Der spritzige Rote hat es verdient, zum Sommerwein zu werden
Leider hat sich das nördlich der Alpen noch kaum herumgesprochen, und die Gabe des Bacchus leidet nach wie vor unter dem zweifelhaften Ruf als süßliches Gesöff mit Kopfweh-Garantie. „Brauch’ ich nicht zu bestellen, kauft keiner“, sagt der Weinhändler an der Ecke.
Auch in den immer besser sortierten Weinregalen der Supermärkte, wo sich derzeit die zur Mode gewordenen und entsprechend hastig produzierten Primitivos drängen, sucht man vergebens nach dem roten Schaumwein aus dem Norden des Stiefels.
Dabei hat es der spritzige Rote verdient, der Lieblings-Vino dieses Sommers zu werden.

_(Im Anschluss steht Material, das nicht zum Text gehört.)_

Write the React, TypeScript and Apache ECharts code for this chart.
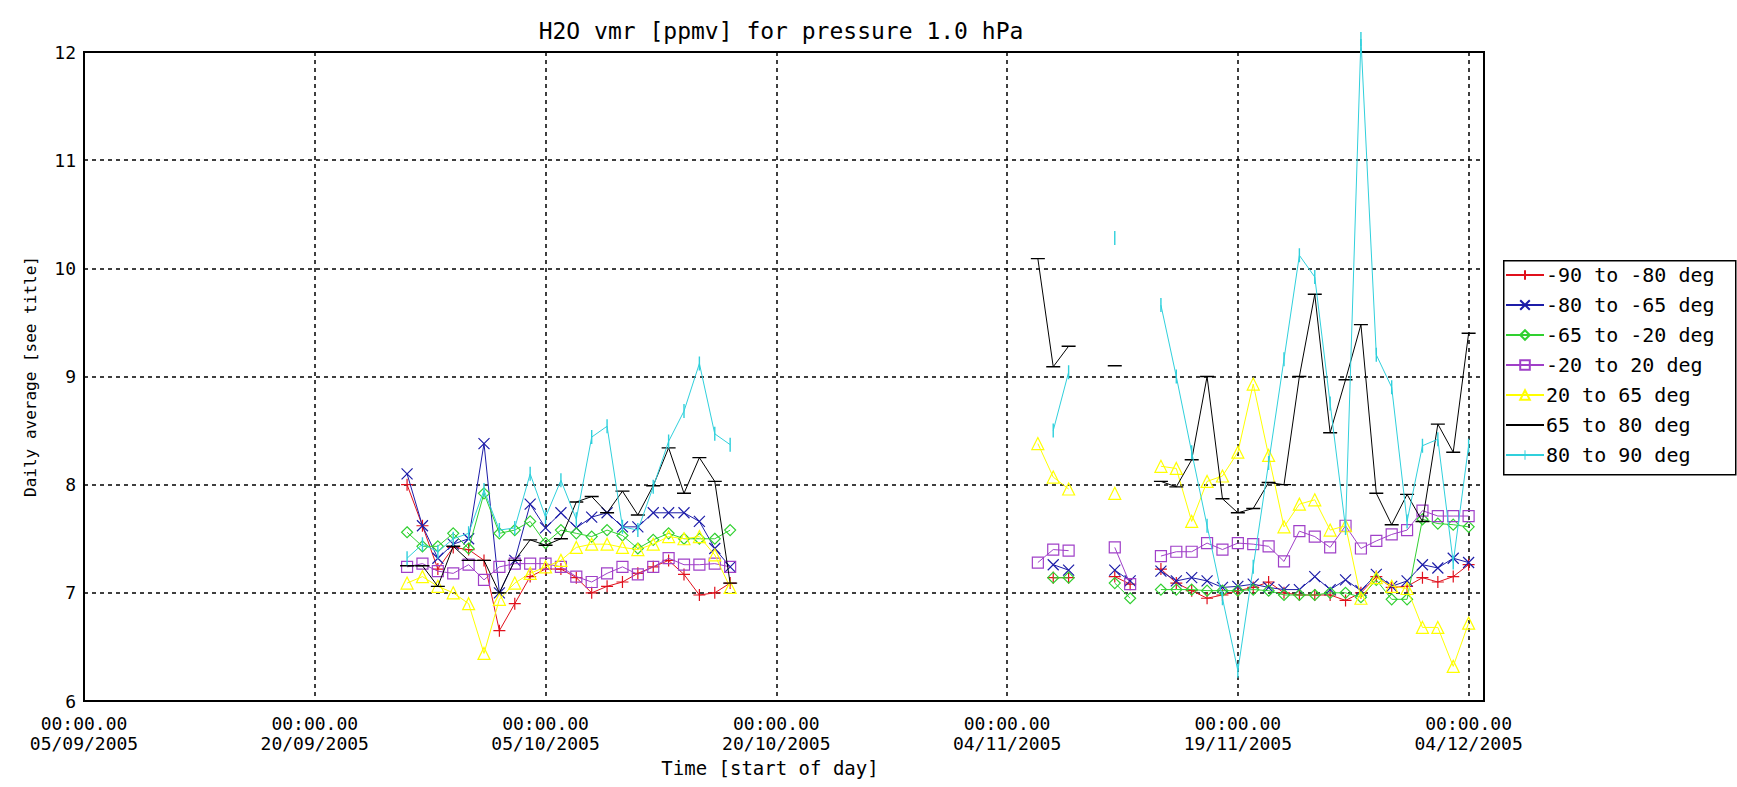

Zur Hölle mit dem fürchterlichen Aperol Spritz, diesem klebrigen Erzeugnis der chemischen Industrie, mit dem Banausen guten Winzersekt verunreinigen! In den Abfluß mit dieser Mixtur aus Zucker, Farbstoff und diversen Betriebsstoffen, die schmeckt wie Paradiesapfel mit Bremsenreiniger!
Ein guter Lambrusco versetzt einen nach Brescello
Zum Glück haben einige Pioniere des Fachhandels das Potential des Lambrusco (wieder-)erkannt und wagen den Import im Vertrauen darauf, daß die Kunden ihre liebgewonnenen Vorurteile doch noch beherzt über Bord werfen, so wie die CDU ihre Werte. Wer sich traut und eine gute Flasche ersteht, gewinnt einen leichten Genuß und kostenlos dazu das imaginäre Flair des Marktplatzes von Brescello, der Kulisse der kultigen Don-Camillo-Filme.
Etwa zehn Euro sollte man schon für einen Lambrusco frizzante anlegen, als Trinktemperatur wird ebenfalls zehn Grad empfohlen. Paßt zu allen italienischen Speisen oder einfach zu guten Gesprächen. Jetzt muß nur die Sonne in hiesigen Landen wieder vorbeischauen. Salute!